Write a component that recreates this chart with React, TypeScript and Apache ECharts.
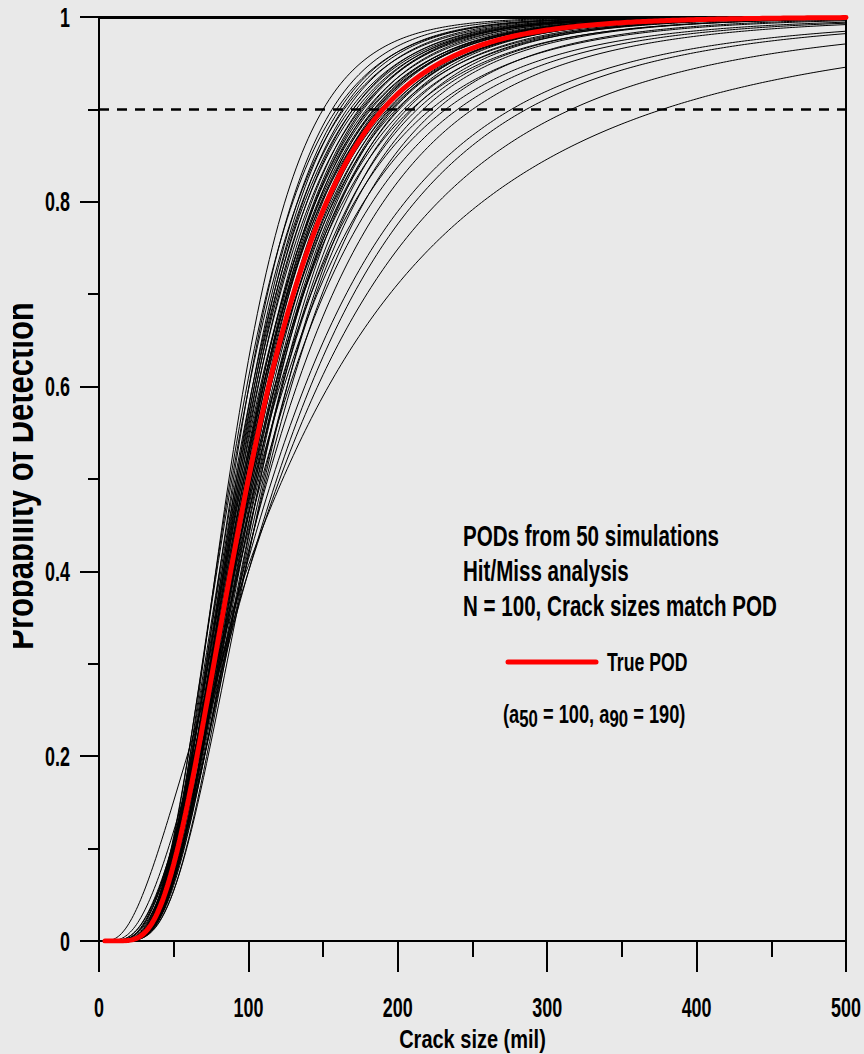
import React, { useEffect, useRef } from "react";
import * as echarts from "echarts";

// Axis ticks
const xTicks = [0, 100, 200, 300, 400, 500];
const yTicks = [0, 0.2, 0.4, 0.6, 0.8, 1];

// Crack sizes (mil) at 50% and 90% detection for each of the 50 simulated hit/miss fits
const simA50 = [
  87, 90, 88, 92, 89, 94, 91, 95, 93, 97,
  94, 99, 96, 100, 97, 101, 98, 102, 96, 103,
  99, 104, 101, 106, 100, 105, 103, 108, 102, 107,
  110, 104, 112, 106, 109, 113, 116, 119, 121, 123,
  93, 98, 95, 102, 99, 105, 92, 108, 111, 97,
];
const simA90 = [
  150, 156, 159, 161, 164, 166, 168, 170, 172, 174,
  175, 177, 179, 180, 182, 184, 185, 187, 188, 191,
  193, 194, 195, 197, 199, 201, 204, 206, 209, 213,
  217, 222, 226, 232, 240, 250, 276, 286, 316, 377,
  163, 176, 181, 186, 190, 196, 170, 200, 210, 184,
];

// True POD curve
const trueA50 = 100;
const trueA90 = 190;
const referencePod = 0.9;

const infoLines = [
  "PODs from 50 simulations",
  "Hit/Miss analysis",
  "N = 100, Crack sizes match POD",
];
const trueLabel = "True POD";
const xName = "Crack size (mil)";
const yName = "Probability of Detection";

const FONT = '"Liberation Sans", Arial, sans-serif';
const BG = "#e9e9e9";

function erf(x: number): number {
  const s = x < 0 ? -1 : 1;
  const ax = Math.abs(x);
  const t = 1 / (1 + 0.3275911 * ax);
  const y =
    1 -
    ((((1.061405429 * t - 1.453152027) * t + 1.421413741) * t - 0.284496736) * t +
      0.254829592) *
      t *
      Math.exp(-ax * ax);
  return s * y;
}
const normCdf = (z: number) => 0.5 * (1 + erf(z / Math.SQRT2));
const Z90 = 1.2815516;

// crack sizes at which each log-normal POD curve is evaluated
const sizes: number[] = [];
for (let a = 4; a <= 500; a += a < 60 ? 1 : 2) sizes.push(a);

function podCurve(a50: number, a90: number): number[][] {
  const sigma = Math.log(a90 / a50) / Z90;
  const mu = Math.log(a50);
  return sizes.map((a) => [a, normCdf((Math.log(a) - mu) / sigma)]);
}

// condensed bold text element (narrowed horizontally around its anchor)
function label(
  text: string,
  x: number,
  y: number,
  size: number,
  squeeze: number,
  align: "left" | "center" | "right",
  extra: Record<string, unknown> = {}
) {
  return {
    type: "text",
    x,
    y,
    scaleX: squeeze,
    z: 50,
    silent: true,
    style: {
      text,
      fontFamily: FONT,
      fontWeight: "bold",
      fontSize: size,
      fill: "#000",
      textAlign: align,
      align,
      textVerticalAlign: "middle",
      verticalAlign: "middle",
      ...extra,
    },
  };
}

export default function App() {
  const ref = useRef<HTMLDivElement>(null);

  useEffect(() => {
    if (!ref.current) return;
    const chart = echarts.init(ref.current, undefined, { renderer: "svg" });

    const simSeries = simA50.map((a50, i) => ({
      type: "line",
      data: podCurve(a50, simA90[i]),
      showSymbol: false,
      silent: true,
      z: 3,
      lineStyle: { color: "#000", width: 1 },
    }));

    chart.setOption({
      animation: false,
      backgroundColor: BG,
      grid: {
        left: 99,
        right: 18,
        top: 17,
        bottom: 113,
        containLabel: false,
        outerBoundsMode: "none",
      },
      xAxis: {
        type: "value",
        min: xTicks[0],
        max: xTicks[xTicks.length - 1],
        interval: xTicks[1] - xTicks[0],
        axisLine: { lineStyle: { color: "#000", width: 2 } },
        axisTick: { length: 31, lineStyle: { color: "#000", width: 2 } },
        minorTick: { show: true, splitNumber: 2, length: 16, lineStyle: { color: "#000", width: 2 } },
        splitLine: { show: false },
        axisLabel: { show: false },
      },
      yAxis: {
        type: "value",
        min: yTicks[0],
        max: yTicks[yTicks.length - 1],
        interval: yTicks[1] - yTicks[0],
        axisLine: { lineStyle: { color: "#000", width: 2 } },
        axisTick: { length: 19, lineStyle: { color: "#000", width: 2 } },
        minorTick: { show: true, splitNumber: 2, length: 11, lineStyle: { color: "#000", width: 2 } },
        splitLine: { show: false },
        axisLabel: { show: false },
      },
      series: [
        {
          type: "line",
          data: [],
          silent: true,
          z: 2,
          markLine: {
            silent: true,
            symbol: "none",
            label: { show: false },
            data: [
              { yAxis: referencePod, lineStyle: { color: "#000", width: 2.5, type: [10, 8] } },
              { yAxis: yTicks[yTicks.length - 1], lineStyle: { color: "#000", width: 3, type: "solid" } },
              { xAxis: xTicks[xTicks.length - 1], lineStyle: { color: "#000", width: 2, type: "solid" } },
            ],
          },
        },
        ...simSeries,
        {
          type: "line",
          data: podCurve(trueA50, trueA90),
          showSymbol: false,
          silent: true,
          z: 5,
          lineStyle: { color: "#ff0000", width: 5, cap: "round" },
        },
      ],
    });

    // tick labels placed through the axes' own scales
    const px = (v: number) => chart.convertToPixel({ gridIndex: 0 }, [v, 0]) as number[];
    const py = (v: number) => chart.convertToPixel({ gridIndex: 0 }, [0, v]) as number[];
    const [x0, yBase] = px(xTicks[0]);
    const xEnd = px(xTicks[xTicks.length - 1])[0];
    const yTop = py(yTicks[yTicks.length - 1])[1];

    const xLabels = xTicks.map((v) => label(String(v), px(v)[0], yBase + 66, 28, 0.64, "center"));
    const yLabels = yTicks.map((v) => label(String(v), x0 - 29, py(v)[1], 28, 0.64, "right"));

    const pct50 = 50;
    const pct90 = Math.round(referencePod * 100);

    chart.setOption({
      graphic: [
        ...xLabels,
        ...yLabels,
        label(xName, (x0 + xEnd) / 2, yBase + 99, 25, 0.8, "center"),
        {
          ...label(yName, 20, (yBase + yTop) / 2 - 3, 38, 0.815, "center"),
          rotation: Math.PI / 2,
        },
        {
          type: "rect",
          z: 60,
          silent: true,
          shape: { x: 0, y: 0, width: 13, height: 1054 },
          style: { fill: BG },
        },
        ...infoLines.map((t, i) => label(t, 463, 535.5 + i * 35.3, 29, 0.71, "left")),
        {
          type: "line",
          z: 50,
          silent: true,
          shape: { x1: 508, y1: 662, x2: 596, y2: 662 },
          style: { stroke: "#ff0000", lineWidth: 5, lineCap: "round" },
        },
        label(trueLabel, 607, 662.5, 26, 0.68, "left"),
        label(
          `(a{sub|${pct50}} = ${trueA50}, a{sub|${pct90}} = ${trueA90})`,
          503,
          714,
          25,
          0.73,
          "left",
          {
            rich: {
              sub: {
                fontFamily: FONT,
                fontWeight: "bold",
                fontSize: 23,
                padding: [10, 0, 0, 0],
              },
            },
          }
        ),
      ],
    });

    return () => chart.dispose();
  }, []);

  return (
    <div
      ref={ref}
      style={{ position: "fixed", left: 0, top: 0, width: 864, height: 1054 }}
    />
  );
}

> [Short problem]
Please repeat exactly the data above from its first line to the line that contains "for (let a = 4;", inclusive, and leave every picture out.

> [Task result]
Write a component that recreates this chart with React, TypeScript and Apache ECharts.
import React, { useEffect, useRef } from "react";
import * as echarts from "echarts";

// Axis ticks
const xTicks = [0, 100, 200, 300, 400, 500];
const yTicks = [0, 0.2, 0.4, 0.6, 0.8, 1];

// Crack sizes (mil) at 50% and 90% detection for each of the 50 simulated hit/miss fits
const simA50 = [
  87, 90, 88, 92, 89, 94, 91, 95, 93, 97,
  94, 99, 96, 100, 97, 101, 98, 102, 96, 103,
  99, 104, 101, 106, 100, 105, 103, 108, 102, 107,
  110, 104, 112, 106, 109, 113, 116, 119, 121, 123,
  93, 98, 95, 102, 99, 105, 92, 108, 111, 97,
];
const simA90 = [
  150, 156, 159, 161, 164, 166, 168, 170, 172, 174,
  175, 177, 179, 180, 182, 184, 185, 187, 188, 191,
  193, 194, 195, 197, 199, 201, 204, 206, 209, 213,
  217, 222, 226, 232, 240, 250, 276, 286, 316, 377,
  163, 176, 181, 186, 190, 196, 170, 200, 210, 184,
];

// True POD curve
const trueA50 = 100;
const trueA90 = 190;
const referencePod = 0.9;

const infoLines = [
  "PODs from 50 simulations",
  "Hit/Miss analysis",
  "N = 100, Crack sizes match POD",
];
const trueLabel = "True POD";
const xName = "Crack size (mil)";
const yName = "Probability of Detection";

const FONT = '"Liberation Sans", Arial, sans-serif';
const BG = "#e9e9e9";

function erf(x: number): number {
  const s = x < 0 ? -1 : 1;
  const ax = Math.abs(x);
  const t = 1 / (1 + 0.3275911 * ax);
  const y =
    1 -
    ((((1.061405429 * t - 1.453152027) * t + 1.421413741) * t - 0.284496736) * t +
      0.254829592) *
      t *
      Math.exp(-ax * ax);
  return s * y;
}
const normCdf = (z: number) => 0.5 * (1 + erf(z / Math.SQRT2));
const Z90 = 1.2815516;

// crack sizes at which each log-normal POD curve is evaluated
const sizes: number[] = [];
for (let a = 4; a <= 500; a += a < 60 ? 1 : 2) sizes.push(a);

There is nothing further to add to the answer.